#### Available data
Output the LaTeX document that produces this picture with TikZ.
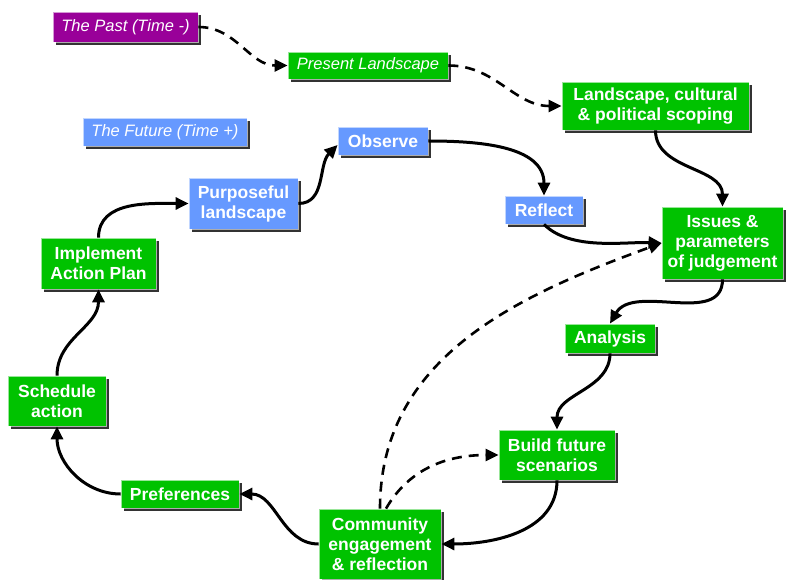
\documentclass[tikz,border=0pt]{standalone}
\usepackage{fontspec}
\setmainfont{Liberation Sans}
\usepackage{xcolor}
\usepackage{tikz}
\usetikzlibrary{arrows.meta,positioning,shadows}

\definecolor{stagegreen}{RGB}{0,194,0}
\definecolor{futureblue}{RGB}{102,153,255}
\definecolor{pastpurple}{RGB}{153,0,153}

\begin{document}
\begin{tikzpicture}[
    x=1pt, y=1pt,
    box/.style={rectangle, draw=white, draw opacity=0.6, line width=0.8pt, text=white, align=center, inner sep=0pt,
        font=\fontsize{17.5}{20}\selectfont\bfseries,
        drop shadow={shadow xshift=3pt, shadow yshift=-3pt, fill=black!80, opacity=1}},
    stage/.style={box, fill=stagegreen},
    future/.style={box, fill=futureblue},
    tag/.style={box, font=\fontsize{16.5}{20}\selectfont\itshape},
    arrow/.style={-{Triangle[length=13pt, width=12pt]}, line width=3pt},
    dasharrow/.style={arrow, line width=2.6pt, dash pattern=on 10pt off 7pt}
]
\fill[white] (0,0) rectangle (787,-580);
\useasboundingbox (0,0) rectangle (787,-580);

\node[tag, fill=pastpurple, minimum width=145pt, minimum height=30pt] (past) at (125.5,-27) {The Past (Time -)};
\node[tag, fill=stagegreen, minimum width=160pt, minimum height=27pt] (present) at (368,-65.5) {Present Landscape};
\node[tag, fill=futureblue, minimum width=164pt, minimum height=28pt] (future) at (165,-132) {The Future (Time +)};

\node[stage, minimum width=187pt, minimum height=48pt] (scoping) at (655.5,-106) {Landscape, cultural\\\& political scoping};
\node[future, minimum width=90pt, minimum height=28pt] (observe) at (383,-141) {Observe};
\node[future, minimum width=78pt, minimum height=28pt] (reflect) at (544,-210) {Reflect};
\node[stage, minimum width=121pt, minimum height=72pt] (issues) at (722.5,-243) {Issues \&\\parameters\\of judgement};
\node[future, minimum width=109pt, minimum height=51pt] (purposeful) at (243.5,-203.5) {Purposeful\\landscape};
\node[stage, minimum width=115pt, minimum height=51pt] (implement) at (98.5,-263.5) {Implement\\Action Plan};
\node[stage, minimum width=98pt, minimum height=50pt] (schedule) at (57,-401) {Schedule\\action};
\node[stage, minimum width=90pt, minimum height=29pt] (analysis) at (610,-338.5) {Analysis};
\node[stage, minimum width=116pt, minimum height=50pt] (build) at (557,-455) {Build future\\scenarios};
\node[stage, minimum width=122pt, minimum height=70pt] (community) at (380,-544) {Community\\engagement\\\& reflection};
\node[stage, minimum width=118pt, minimum height=28pt] (preferences) at (180,-494) {Preferences};

\draw[dasharrow] (past.east) to[out=0, in=180] (present.west);
\draw[dasharrow] (present.east) to[out=0, in=180] (scoping.west);
\draw[arrow] (scoping.south) to[out=-90, in=90] (issues.north);
\draw[arrow] (observe.east) to[out=0, in=90] (reflect.north);
\draw[arrow] (reflect.south) to[out=-45, in=178, looseness=0.8] (issues.west);
\draw[arrow] (issues.south) to[out=-90, in=60] (analysis.north);
\draw[arrow] (analysis.south) to[out=-90, in=90] (build.north);
\draw[arrow] (build.south) to[out=-90, in=0] (community.east);
\draw[arrow] (community.west) to[out=180, in=0] (preferences.east);
\draw[arrow] (preferences.west) to[out=180, in=-90] (schedule.south);
\draw[arrow] (schedule.north) to[out=90, in=-90] (implement.south);
\draw[arrow] (implement.north) to[out=90, in=180] (purposeful.west);
\draw[arrow] (purposeful.east) to[out=0, in=-135] ([yshift=-4pt]observe.west);
\draw[dasharrow] (community.north) to[out=90, in=200] (issues.west);
\draw[dasharrow] ([xshift=6pt]community.north) to[out=60, in=180] (build.west);
\end{tikzpicture}
\end{document}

#### Aim
Write out the material above once more, exactly as it reads, with no pictures.

#### The result
Output the LaTeX document that produces this picture with TikZ.
\documentclass[tikz,border=0pt]{standalone}
\usepackage{fontspec}
\setmainfont{Liberation Sans}
\usepackage{xcolor}
\usepackage{tikz}
\usetikzlibrary{arrows.meta,positioning,shadows}

\definecolor{stagegreen}{RGB}{0,194,0}
\definecolor{futureblue}{RGB}{102,153,255}
\definecolor{pastpurple}{RGB}{153,0,153}

\begin{document}
\begin{tikzpicture}[
    x=1pt, y=1pt,
    box/.style={rectangle, draw=white, draw opacity=0.6, line width=0.8pt, text=white, align=center, inner sep=0pt,
        font=\fontsize{17.5}{20}\selectfont\bfseries,
        drop shadow={shadow xshift=3pt, shadow yshift=-3pt, fill=black!80, opacity=1}},
    stage/.style={box, fill=stagegreen},
    future/.style={box, fill=futureblue},
    tag/.style={box, font=\fontsize{16.5}{20}\selectfont\itshape},
    arrow/.style={-{Triangle[length=13pt, width=12pt]}, line width=3pt},
    dasharrow/.style={arrow, line width=2.6pt, dash pattern=on 10pt off 7pt}
]
\fill[white] (0,0) rectangle (787,-580);
\useasboundingbox (0,0) rectangle (787,-580);

\node[tag, fill=pastpurple, minimum width=145pt, minimum height=30pt] (past) at (125.5,-27) {The Past (Time -)};
\node[tag, fill=stagegreen, minimum width=160pt, minimum height=27pt] (present) at (368,-65.5) {Present Landscape};
\node[tag, fill=futureblue, minimum width=164pt, minimum height=28pt] (future) at (165,-132) {The Future (Time +)};

\node[stage, minimum width=187pt, minimum height=48pt] (scoping) at (655.5,-106) {Landscape, cultural\\\& political scoping};
\node[future, minimum width=90pt, minimum height=28pt] (observe) at (383,-141) {Observe};
\node[future, minimum width=78pt, minimum height=28pt] (reflect) at (544,-210) {Reflect};
\node[stage, minimum width=121pt, minimum height=72pt] (issues) at (722.5,-243) {Issues \&\\parameters\\of judgement};
\node[future, minimum width=109pt, minimum height=51pt] (purposeful) at (243.5,-203.5) {Purposeful\\landscape};
\node[stage, minimum width=115pt, minimum height=51pt] (implement) at (98.5,-263.5) {Implement\\Action Plan};
\node[stage, minimum width=98pt, minimum height=50pt] (schedule) at (57,-401) {Schedule\\action};
\node[stage, minimum width=90pt, minimum height=29pt] (analysis) at (610,-338.5) {Analysis};
\node[stage, minimum width=116pt, minimum height=50pt] (build) at (557,-455) {Build future\\scenarios};
\node[stage, minimum width=122pt, minimum height=70pt] (community) at (380,-544) {Community\\engagement\\\& reflection};
\node[stage, minimum width=118pt, minimum height=28pt] (preferences) at (180,-494) {Preferences};

\draw[dasharrow] (past.east) to[out=0, in=180] (present.west);
\draw[dasharrow] (present.east) to[out=0, in=180] (scoping.west);
\draw[arrow] (scoping.south) to[out=-90, in=90] (issues.north);
\draw[arrow] (observe.east) to[out=0, in=90] (reflect.north);
\draw[arrow] (reflect.south) to[out=-45, in=178, looseness=0.8] (issues.west);
\draw[arrow] (issues.south) to[out=-90, in=60] (analysis.north);
\draw[arrow] (analysis.south) to[out=-90, in=90] (build.north);
\draw[arrow] (build.south) to[out=-90, in=0] (community.east);
\draw[arrow] (community.west) to[out=180, in=0] (preferences.east);
\draw[arrow] (preferences.west) to[out=180, in=-90] (schedule.south);
\draw[arrow] (schedule.north) to[out=90, in=-90] (implement.south);
\draw[arrow] (implement.north) to[out=90, in=180] (purposeful.west);
\draw[arrow] (purposeful.east) to[out=0, in=-135] ([yshift=-4pt]observe.west);
\draw[dasharrow] (community.north) to[out=90, in=200] (issues.west);
\draw[dasharrow] ([xshift=6pt]community.north) to[out=60, in=180] (build.west);
\end{tikzpicture}
\end{document}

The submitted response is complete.